Entries with chart source code:
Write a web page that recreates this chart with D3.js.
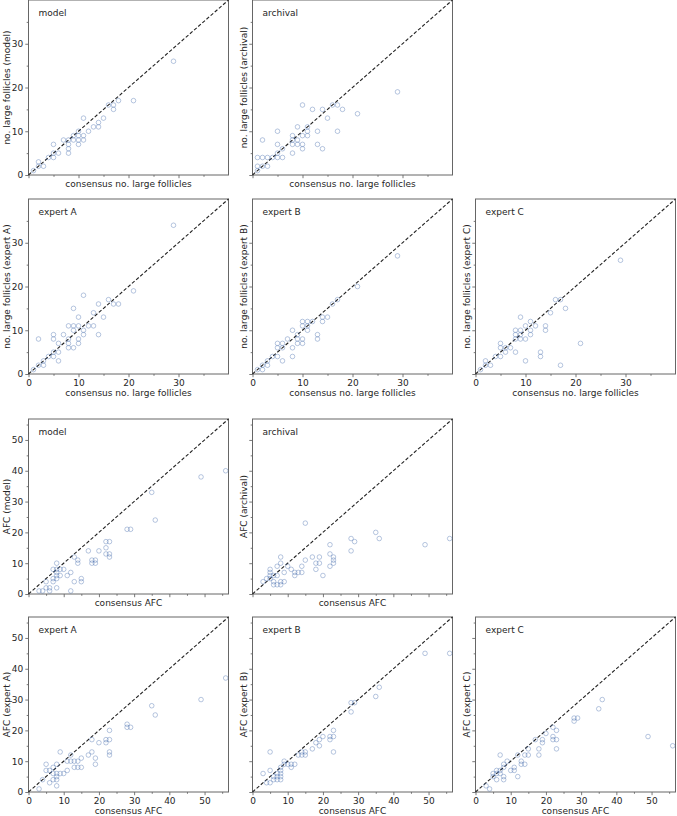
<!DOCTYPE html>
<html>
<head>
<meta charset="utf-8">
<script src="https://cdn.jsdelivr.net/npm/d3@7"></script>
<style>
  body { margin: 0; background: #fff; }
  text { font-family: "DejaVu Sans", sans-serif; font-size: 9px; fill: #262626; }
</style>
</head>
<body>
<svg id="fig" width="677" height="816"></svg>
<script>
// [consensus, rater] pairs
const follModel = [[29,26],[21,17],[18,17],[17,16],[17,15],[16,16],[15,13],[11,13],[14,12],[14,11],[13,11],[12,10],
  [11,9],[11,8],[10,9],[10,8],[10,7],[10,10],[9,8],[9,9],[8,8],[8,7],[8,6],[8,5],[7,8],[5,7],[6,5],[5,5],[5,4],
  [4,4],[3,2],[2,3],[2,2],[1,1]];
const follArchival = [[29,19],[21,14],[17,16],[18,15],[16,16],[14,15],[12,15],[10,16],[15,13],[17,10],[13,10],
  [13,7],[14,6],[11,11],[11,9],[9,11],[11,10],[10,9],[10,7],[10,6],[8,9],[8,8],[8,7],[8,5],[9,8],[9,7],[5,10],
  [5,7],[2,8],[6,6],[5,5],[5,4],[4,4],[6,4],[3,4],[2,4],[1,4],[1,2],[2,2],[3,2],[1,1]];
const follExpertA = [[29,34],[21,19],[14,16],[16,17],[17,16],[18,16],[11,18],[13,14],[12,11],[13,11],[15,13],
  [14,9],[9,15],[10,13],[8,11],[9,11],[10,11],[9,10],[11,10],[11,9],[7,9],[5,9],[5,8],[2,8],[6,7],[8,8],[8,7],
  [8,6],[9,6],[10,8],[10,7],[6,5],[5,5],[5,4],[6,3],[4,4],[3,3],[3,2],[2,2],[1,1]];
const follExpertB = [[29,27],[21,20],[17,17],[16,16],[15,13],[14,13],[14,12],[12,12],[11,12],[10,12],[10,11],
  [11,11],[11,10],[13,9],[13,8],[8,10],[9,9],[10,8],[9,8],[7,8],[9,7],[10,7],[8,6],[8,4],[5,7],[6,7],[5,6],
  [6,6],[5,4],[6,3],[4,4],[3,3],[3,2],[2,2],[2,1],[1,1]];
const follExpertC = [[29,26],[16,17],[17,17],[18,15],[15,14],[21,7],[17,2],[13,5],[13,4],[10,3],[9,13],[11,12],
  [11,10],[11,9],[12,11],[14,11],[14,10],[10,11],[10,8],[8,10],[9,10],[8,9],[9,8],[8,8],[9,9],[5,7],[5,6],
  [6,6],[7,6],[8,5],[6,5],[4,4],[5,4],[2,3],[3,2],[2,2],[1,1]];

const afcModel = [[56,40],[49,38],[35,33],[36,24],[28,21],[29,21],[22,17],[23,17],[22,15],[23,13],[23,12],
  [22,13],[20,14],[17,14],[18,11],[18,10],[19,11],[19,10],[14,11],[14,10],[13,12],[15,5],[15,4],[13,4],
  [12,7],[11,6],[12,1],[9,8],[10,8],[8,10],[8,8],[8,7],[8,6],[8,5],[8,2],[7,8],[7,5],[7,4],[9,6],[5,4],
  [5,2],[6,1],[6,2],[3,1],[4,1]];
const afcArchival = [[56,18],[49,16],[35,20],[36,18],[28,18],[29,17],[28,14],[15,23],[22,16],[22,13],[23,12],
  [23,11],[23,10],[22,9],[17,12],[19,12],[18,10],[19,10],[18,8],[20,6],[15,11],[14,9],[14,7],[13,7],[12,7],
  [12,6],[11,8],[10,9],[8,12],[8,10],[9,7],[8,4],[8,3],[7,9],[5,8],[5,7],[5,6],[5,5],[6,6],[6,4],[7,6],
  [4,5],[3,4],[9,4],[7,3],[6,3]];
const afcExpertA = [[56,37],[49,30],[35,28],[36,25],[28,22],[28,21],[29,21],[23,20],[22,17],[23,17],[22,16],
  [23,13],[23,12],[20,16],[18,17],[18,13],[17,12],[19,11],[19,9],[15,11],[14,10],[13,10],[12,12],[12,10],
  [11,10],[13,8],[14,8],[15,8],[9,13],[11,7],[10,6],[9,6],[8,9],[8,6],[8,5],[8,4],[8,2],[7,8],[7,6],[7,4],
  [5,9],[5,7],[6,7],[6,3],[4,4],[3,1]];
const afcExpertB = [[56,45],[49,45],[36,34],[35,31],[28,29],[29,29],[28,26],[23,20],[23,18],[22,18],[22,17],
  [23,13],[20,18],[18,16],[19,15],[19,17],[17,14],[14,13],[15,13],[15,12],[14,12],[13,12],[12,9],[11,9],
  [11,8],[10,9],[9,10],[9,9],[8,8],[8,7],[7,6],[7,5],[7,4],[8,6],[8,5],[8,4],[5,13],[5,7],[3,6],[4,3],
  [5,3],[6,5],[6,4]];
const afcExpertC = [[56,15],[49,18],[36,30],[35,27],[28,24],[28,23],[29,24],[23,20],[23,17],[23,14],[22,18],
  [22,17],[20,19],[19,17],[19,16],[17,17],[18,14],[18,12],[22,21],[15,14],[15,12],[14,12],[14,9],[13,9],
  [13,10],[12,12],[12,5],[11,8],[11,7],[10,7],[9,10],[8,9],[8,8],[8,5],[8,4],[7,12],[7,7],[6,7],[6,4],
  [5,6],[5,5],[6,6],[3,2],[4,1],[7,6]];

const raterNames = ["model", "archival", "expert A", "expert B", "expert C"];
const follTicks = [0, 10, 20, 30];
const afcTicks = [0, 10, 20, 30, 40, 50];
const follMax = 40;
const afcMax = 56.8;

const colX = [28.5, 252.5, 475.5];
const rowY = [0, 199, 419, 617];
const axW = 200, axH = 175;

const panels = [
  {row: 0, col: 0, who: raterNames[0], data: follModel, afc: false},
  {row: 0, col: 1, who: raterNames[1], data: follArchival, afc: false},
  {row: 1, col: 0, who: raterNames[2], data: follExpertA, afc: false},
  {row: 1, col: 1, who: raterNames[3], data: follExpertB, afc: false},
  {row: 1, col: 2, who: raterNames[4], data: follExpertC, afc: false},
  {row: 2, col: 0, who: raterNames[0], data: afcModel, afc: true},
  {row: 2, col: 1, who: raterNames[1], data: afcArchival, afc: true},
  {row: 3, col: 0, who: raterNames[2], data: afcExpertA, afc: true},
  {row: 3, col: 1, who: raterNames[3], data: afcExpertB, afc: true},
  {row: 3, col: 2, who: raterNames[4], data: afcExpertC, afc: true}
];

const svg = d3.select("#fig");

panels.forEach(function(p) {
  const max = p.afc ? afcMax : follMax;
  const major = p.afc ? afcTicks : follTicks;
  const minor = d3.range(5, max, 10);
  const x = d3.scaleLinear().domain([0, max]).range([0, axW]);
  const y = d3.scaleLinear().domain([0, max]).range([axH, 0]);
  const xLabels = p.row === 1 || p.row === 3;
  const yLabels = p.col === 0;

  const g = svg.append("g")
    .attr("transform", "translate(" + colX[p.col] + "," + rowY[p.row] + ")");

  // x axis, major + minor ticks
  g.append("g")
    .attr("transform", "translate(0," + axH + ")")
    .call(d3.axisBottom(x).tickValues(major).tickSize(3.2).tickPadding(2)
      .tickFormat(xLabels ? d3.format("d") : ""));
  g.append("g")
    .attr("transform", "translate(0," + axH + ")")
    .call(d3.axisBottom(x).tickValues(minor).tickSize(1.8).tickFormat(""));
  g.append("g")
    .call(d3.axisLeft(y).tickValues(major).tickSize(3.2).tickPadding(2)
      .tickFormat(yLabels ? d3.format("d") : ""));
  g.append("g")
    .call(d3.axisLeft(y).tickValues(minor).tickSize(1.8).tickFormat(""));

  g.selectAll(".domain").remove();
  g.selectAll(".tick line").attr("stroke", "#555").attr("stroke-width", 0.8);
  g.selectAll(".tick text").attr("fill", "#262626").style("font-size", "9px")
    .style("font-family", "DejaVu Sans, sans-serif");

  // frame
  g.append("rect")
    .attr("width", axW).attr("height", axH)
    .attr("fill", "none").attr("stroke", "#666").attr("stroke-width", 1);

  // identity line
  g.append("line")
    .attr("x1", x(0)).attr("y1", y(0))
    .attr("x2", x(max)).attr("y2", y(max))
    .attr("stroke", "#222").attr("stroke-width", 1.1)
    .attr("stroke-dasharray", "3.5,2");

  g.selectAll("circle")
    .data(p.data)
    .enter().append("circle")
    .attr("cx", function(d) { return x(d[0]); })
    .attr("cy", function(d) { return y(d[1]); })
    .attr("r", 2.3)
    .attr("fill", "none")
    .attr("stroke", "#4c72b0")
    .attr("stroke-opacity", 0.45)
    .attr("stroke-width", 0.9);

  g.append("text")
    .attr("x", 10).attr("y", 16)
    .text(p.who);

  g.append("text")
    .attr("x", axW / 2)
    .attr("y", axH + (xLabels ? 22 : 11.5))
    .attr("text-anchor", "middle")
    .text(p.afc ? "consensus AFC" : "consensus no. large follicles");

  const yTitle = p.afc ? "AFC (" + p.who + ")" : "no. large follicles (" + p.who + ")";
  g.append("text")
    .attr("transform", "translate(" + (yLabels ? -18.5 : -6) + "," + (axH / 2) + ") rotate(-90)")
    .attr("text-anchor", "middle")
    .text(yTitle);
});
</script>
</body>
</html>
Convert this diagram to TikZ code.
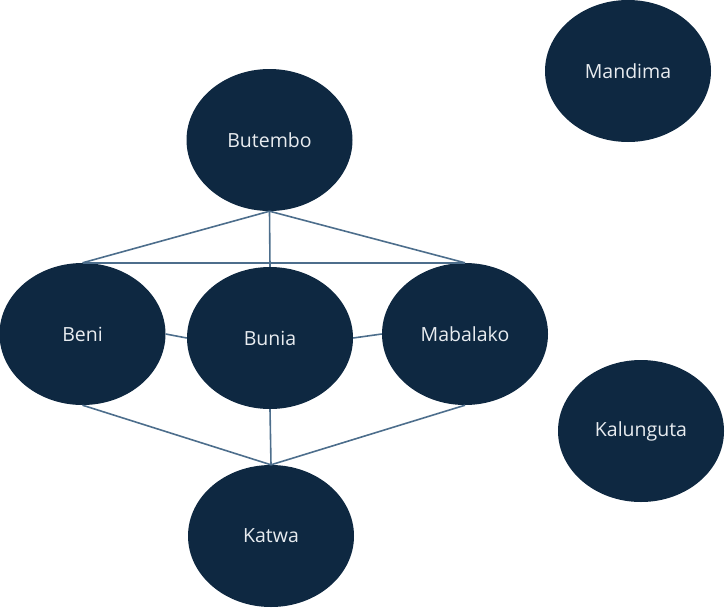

Written instruction » Gather up every line in the data above that contains the word "this", copying each one.

Written reply »
Write a web page that recreates this chart with D3.js.
Convert this diagram to TikZ code.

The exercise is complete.